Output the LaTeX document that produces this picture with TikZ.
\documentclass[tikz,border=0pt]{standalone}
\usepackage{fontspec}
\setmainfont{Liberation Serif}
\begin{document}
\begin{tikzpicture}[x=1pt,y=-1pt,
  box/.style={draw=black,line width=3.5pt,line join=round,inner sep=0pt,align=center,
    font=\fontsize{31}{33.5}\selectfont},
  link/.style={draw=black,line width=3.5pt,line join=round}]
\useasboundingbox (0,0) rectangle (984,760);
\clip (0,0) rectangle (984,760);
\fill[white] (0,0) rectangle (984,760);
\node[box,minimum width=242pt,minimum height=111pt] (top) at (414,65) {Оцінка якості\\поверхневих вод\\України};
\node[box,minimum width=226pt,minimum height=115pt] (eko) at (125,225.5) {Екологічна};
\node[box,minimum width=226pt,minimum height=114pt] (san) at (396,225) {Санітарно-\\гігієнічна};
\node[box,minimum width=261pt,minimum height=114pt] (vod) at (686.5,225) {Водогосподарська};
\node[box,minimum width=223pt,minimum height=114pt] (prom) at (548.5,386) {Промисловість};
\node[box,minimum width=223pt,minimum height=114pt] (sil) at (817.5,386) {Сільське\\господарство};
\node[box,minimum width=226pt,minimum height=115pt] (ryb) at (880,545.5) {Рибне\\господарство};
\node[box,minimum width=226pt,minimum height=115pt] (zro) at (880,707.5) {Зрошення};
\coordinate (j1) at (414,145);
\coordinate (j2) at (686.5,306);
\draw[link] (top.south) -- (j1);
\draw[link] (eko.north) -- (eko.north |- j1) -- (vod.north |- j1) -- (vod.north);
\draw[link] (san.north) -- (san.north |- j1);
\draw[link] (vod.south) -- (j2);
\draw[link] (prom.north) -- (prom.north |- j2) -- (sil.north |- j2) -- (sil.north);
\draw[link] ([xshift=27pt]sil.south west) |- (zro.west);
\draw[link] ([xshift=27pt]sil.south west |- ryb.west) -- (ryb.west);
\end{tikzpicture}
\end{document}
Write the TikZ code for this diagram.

» PROBLEM REQUIREMENTS:
Every entry must be quoted exactly as it appears above.

» FINAL RESULT:
Output the LaTeX document that produces this picture with TikZ.
\documentclass[tikz,border=0pt]{standalone}
\usepackage{fontspec}
\setmainfont{Liberation Serif}
\begin{document}
\begin{tikzpicture}[x=1pt,y=-1pt,
  box/.style={draw=black,line width=3.5pt,line join=round,inner sep=0pt,align=center,
    font=\fontsize{31}{33.5}\selectfont},
  link/.style={draw=black,line width=3.5pt,line join=round}]
\useasboundingbox (0,0) rectangle (984,760);
\clip (0,0) rectangle (984,760);
\fill[white] (0,0) rectangle (984,760);
\node[box,minimum width=242pt,minimum height=111pt] (top) at (414,65) {Оцінка якості\\поверхневих вод\\України};
\node[box,minimum width=226pt,minimum height=115pt] (eko) at (125,225.5) {Екологічна};
\node[box,minimum width=226pt,minimum height=114pt] (san) at (396,225) {Санітарно-\\гігієнічна};
\node[box,minimum width=261pt,minimum height=114pt] (vod) at (686.5,225) {Водогосподарська};
\node[box,minimum width=223pt,minimum height=114pt] (prom) at (548.5,386) {Промисловість};
\node[box,minimum width=223pt,minimum height=114pt] (sil) at (817.5,386) {Сільське\\господарство};
\node[box,minimum width=226pt,minimum height=115pt] (ryb) at (880,545.5) {Рибне\\господарство};
\node[box,minimum width=226pt,minimum height=115pt] (zro) at (880,707.5) {Зрошення};
\coordinate (j1) at (414,145);
\coordinate (j2) at (686.5,306);
\draw[link] (top.south) -- (j1);
\draw[link] (eko.north) -- (eko.north |- j1) -- (vod.north |- j1) -- (vod.north);
\draw[link] (san.north) -- (san.north |- j1);
\draw[link] (vod.south) -- (j2);
\draw[link] (prom.north) -- (prom.north |- j2) -- (sil.north |- j2) -- (sil.north);
\draw[link] ([xshift=27pt]sil.south west) |- (zro.west);
\draw[link] ([xshift=27pt]sil.south west |- ryb.west) -- (ryb.west);
\end{tikzpicture}
\end{document}
Write the TikZ code for this diagram.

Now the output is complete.